If the cuts go into effect as they’re set to in 2014, a family of four will have their monthly foods assistance reduced by close to $60.

At the beginning of the year, six million people were surviving on food stamps alone, without work, unemployment insurance or any other form of income, according to the New York Times. And it’s even worse in DeLauro’s home state.

Earlier this year I spent weeks in Hartford, reporting on the damage of the recession. Connecticut cuts families off of the welfare, known as TANF (or, Temporary Aid to Needy Families), more quickly than any other state. As a result poor and unemployed parents, mainly single moms, have to rely disproportionately on food stamps to survive. And now that there are so few jobs, especially for low-wage workers, more women have been forced to illegally trade their food assistance for cash.
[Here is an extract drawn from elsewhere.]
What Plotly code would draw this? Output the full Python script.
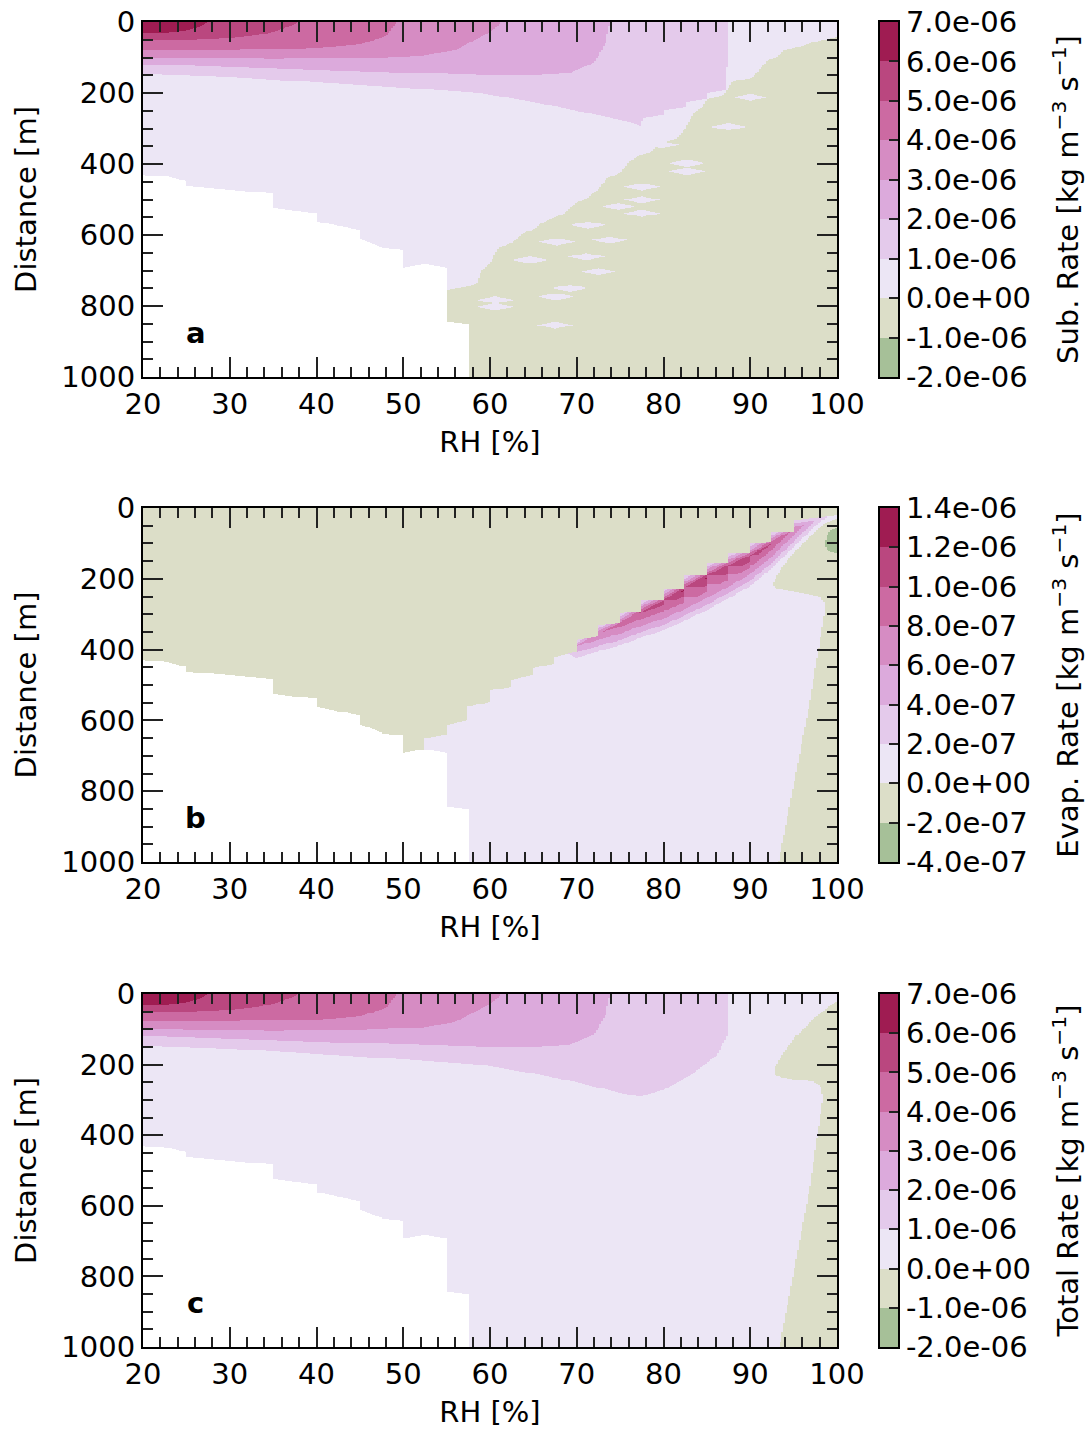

Losing $60 a month could be the difference between making rent or not. DeLauro and fellow Democrats say they’ll get the funding back, but it’s not clear exactly how that will happen. Annie Lowrey writes:

the House won’t be able to change the bill — it needs to give an up-or-down vote to get the funding to states as quickly as possible. (Were the House to alter the bill, the Senate would need to come back to vote on it again.) It could, however, originate a later bill restoring the funding and finding new offsets for it, and then could encourage the Senate to vote for that.

But according to Monica Potts, writing over at Tapped, it might be even more complicated than that:

Undoing the food-stamp cut would also have a ripple effect on other bills, including the Child Nutrition Act the Senate passed last week. The House still has to pass it’s version of the bill, which, among other changes, would increase the funding schools get for lunch, after-school, and breakfast food programs and make it easier for students to enroll in the free-lunch program. As I noted last week, about $2 billion of the cost of that $4.5 billion bill would come from food-stamp offsets.

Congresswoman DeLauro couldn’t talk to me because she’s in the air flying from Connecticut to Washington for tomorrow’s vote. Hopefully she has some great plan. And once she’s done getting food stamps back, maybe expanding the income supports for poor families should be next on the list. TANF is up to the be reauthorized in September.